Task goal:
Go through the listing and pick out each line with the word "Give" in it.

[Source code of charts]
──────────

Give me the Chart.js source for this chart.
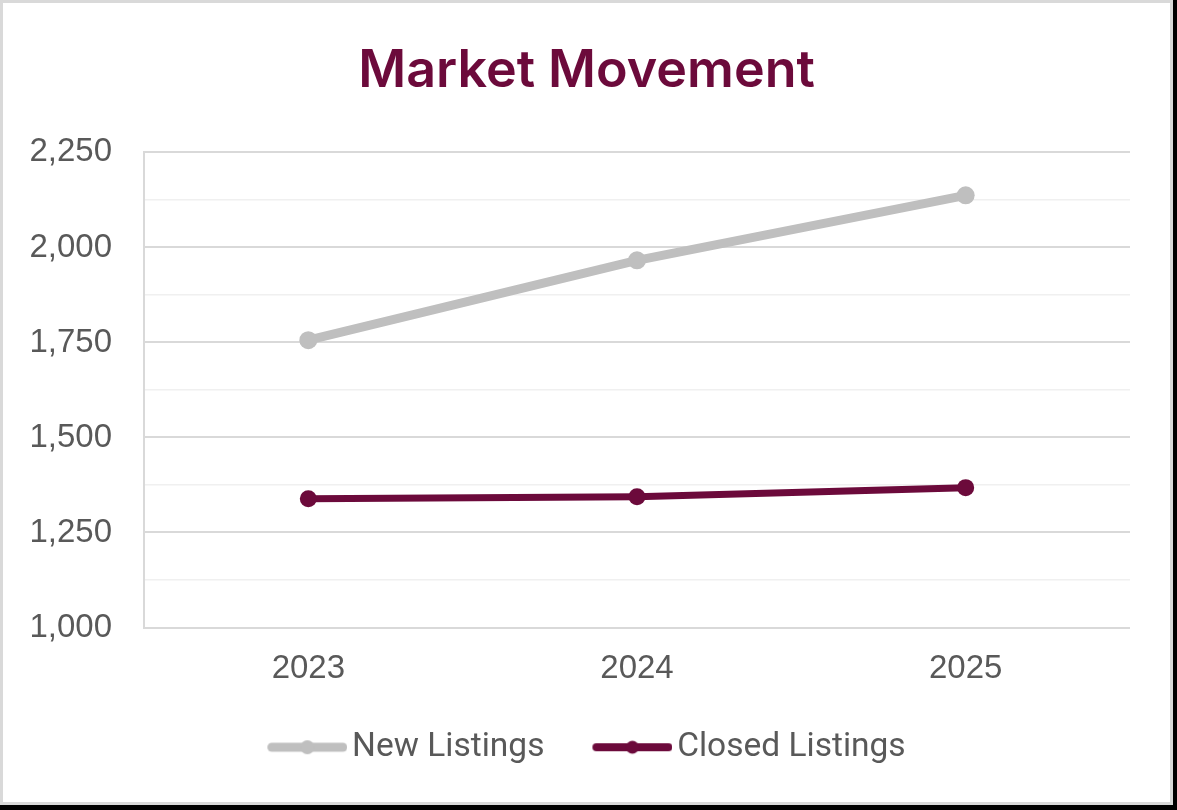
<!DOCTYPE html>
<html>
<head>
<meta charset="utf-8">
<script src="https://cdn.jsdelivr.net/npm/chart.js@4"></script>
<style>
  html, body { margin: 0; padding: 0; background: #000; }
  #frame { position: absolute; left: 0; top: 0; width: 1173px; height: 805px; box-sizing: border-box;
           background: #fff; border: 3px solid #d9d9d9; }
  #wrap { position: absolute; left: 0; top: 0; width: 1173px; height: 805px; }
</style>
</head>
<body>
<div id="frame"></div>
<div id="wrap"><canvas id="myChart"></canvas></div>
<script>
// chart data
const years = ['2023', '2024', '2025'];
const newListings = [1756, 1966, 2137];
const closedListings = [1339, 1344, 1368];
const yTickLabels = [1000, 1250, 1500, 1750, 2000, 2250];

const maroon = '#6c0a3b';
const grey = '#bfbfbf';

// little line + dot used as legend marker
// (canvas is wider on the left so the line starts at the legend item's left edge)
function legendIcon(color, lw, r) {
  const c = document.createElement('canvas');
  c.width = 92; c.height = 22;
  const g = c.getContext('2d');
  g.strokeStyle = color; g.lineWidth = lw; g.lineCap = 'round';
  g.beginPath(); g.moveTo(12 + lw / 2, 11); g.lineTo(92 - lw / 2, 11); g.stroke();
  g.fillStyle = color;
  g.beginPath(); g.arc(52, 11, r, 0, Math.PI * 2); g.fill();
  return c;
}
const icons = [legendIcon(grey, 9, 7), legendIcon(maroon, 8, 6.5)];

const data = {
  labels: years,
  datasets: [{
    label: 'New Listings',
    data: newListings,
    borderColor: grey,
    backgroundColor: grey,
    borderWidth: 9,
    pointRadius: 9,
    pointBorderWidth: 0,
    pointHoverRadius: 9
  }, {
    label: 'Closed Listings',
    data: closedListings,
    borderColor: maroon,
    backgroundColor: maroon,
    borderWidth: 7,
    pointRadius: 8.5,
    pointBorderWidth: 0,
    pointHoverRadius: 8.5
  }]
};

const config = {
  type: 'line',
  data: data,
  options: {
    responsive: true,
    maintainAspectRatio: false,
    animation: false,
    layout: { padding: { left: 0, right: 0, top: 0, bottom: 31 } },
    plugins: {
      title: {
        display: true,
        text: 'Market Movement',
        color: maroon,
        font: { family: 'Inter', size: 52, weight: '600' },
        padding: { top: 40, bottom: 50 }
      },
      legend: {
        display: true,
        position: 'bottom',
        labels: {
          usePointStyle: true,
          pointStyleWidth: 68,
          color: '#595959',
          font: { family: 'Roboto', size: 33.5 },
          padding: 48,
          generateLabels: (chart) => {
            const items = Chart.defaults.plugins.legend.labels.generateLabels(chart);
            items.forEach((it, i) => { it.pointStyle = icons[i]; });
            return items;
          }
        }
      },
      tooltip: { enabled: false }
    },
    scales: {
      x: {
        offset: true,
        grid: { display: false, drawTicks: false },
        border: { display: false },
        ticks: { color: '#595959', font: { family: 'Liberation Sans', size: 33 }, padding: 22 },
        afterFit: (s) => { s.height = 55; }
      },
      y: {
        min: 1000,
        max: 2250,
        ticks: {
          stepSize: 125,
          color: '#595959',
          font: { family: 'Liberation Sans', size: 33 },
          padding: 32,
          callback: (v) => yTickLabels.includes(v) ? v.toLocaleString('en-US') : ''
        },
        grid: {
          drawTicks: false,
          color: (ctx) => yTickLabels.includes(ctx.tick.value) ? '#d9d9d9' : '#f0f0f0',
          lineWidth: (ctx) => yTickLabels.includes(ctx.tick.value) ? 2 : 1.5
        },
        border: { display: true, color: '#d9d9d9', width: 2 },
        afterFit: (s) => { s.width = 144; }
      },
      // empty right-hand box, keeps the plot off the right edge
      // while the title and legend stay centred on the whole canvas
      yRight: {
        position: 'right',
        display: true,
        grid: { display: false, drawTicks: false },
        border: { display: false },
        ticks: { display: false },
        afterFit: (s) => { s.width = 43; }
      }
    }
  }
};

const myChart = new Chart(document.getElementById('myChart'), config);
</script>
</body>
</html>
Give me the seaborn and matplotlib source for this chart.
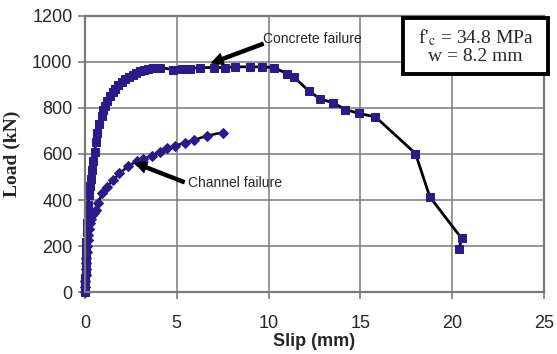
import seaborn as sns
import matplotlib.pyplot as plt
from matplotlib.patches import Rectangle

# concrete failure curve (squares)
concrete_slip = [0, 0.01, 0.02, 0.03, 0.04, 0.05, 0.06, 0.08, 0.1, 0.12, 0.15, 0.18, 0.22, 0.27,
                 0.32, 0.38, 0.45, 0.52, 0.6, 0.68, 0.78, 0.9, 1.0, 1.1, 1.22, 1.35, 1.5, 1.65,
                 1.8, 2.0, 2.2, 2.4, 2.6, 2.8, 3.0, 3.2, 3.45, 3.73, 4.09, 4.82, 5.27, 5.73,
                 6.27, 7.0, 7.64, 8.18, 9.0, 9.64, 10.27, 11.0, 11.4, 12.18, 12.82, 13.49,
                 14.18, 14.93, 15.82, 18.0, 18.78, 20.51, 20.37]
concrete_load = [0, 30, 60, 90, 120, 150, 180, 220, 260, 300, 340, 380, 420, 460,
                 490, 530, 570, 610, 650, 690, 730, 765, 790, 810, 830, 850, 868, 884,
                 898, 912, 924, 935, 944, 952, 958, 964, 969, 973, 975, 966, 967, 970,
                 975, 975, 975, 978, 978, 978, 975, 949, 932, 874, 838, 823,
                 793, 776, 761, 602, 414, 234, 186]

# channel failure curve (diamonds)
channel_slip = [0, 0.01, 0.02, 0.03, 0.04, 0.05, 0.07, 0.09, 0.11, 0.14, 0.17, 0.21, 0.26,
                0.32, 0.4, 0.5, 0.6, 0.73, 0.91, 1.18, 1.55, 1.87, 2.36, 2.82, 3.18, 3.64,
                4.09, 4.45, 4.91, 5.46, 5.91, 6.64, 7.49]
channel_load = [0, 25, 50, 75, 100, 125, 150, 175, 200, 225, 250, 275, 300,
                320, 335, 345, 355, 386, 429, 458, 487, 516, 547, 569, 580, 592,
                609, 624, 636, 649, 660, 679, 693]

x_ticks = [0, 5, 10, 15, 20, 25]
y_ticks = [0, 200, 400, 600, 800, 1000, 1200]

navy = '#2c1a88'
grey = '#7a7a7a'

sns.set_style('white')
plt.rcParams['font.family'] = ['Liberation Sans', 'DejaVu Sans']
plt.rcParams['mathtext.fontset'] = 'stix'

fig = plt.figure(figsize=(5.57, 3.54), dpi=100)
ax = fig.add_axes([0.1526, 0.1743, 0.8241, 0.7814])

sns.lineplot(x=channel_slip, y=channel_load, sort=False, estimator=None, ax=ax,
             color='black', lw=1.8, marker='D', markersize=5.5,
             markerfacecolor=navy, markeredgecolor=navy, clip_on=False)
sns.lineplot(x=concrete_slip, y=concrete_load, sort=False, estimator=None, ax=ax,
             color='black', lw=2, marker='s', markersize=6,
             markerfacecolor=navy, markeredgecolor=navy, clip_on=False)

ax.set_xlim(0, 25)
ax.set_ylim(0, 1200)
ax.set_xticks(x_ticks)
ax.set_yticks(y_ticks)
ax.grid(True, color=grey, lw=1.1)
ax.set_axisbelow(True)
for s in ax.spines.values():
    s.set_color(grey)
    s.set_linewidth(1.6)
ax.tick_params(axis='x', bottom=True, length=5, width=1.2, color=grey, pad=11, labelsize=13)
ax.tick_params(axis='y', left=True, length=5, width=1.2, color=grey, pad=4, labelsize=13)
ax.set_xlabel('Slip (mm)', fontsize=13, fontweight='bold', labelpad=1)
ax.set_ylabel('Load (kN)', fontsize=14, fontweight='bold', family='Liberation Serif', labelpad=8)

# annotations
ax.annotate('', xy=(6.9, 995), xytext=(9.7, 1078),
            arrowprops=dict(facecolor='black', edgecolor='black', width=2.2,
                            headwidth=8, headlength=8, shrink=0))
ax.text(9.7, 1100, 'Concrete failure', fontsize=10, ha='left', va='center')
ax.annotate('', xy=(2.75, 560), xytext=(5.4, 478),
            arrowprops=dict(facecolor='black', edgecolor='black', width=2.2,
                            headwidth=8, headlength=8, shrink=0))
ax.text(5.6, 474, 'Channel failure', fontsize=10, ha='left', va='center')

# parameter box
fig.add_artist(Rectangle((0.7235, 0.791), 0.2603, 0.158, transform=fig.transFigure,
                         facecolor='white', edgecolor='black', lw=2.8, zorder=5))
fig.text(0.8537, 0.870, "f'$_{\\mathrm{c}}$ = 34.8 MPa\nw = 8.2 mm",
         family='Liberation Serif', fontsize=14, ha='center', va='center',
         multialignment='center', linespacing=1.05, zorder=6)

fig.savefig('out.png', dpi=100)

──────────

Response for this exercise:
Give me the Chart.js source for this chart.
Give me the seaborn and matplotlib source for this chart.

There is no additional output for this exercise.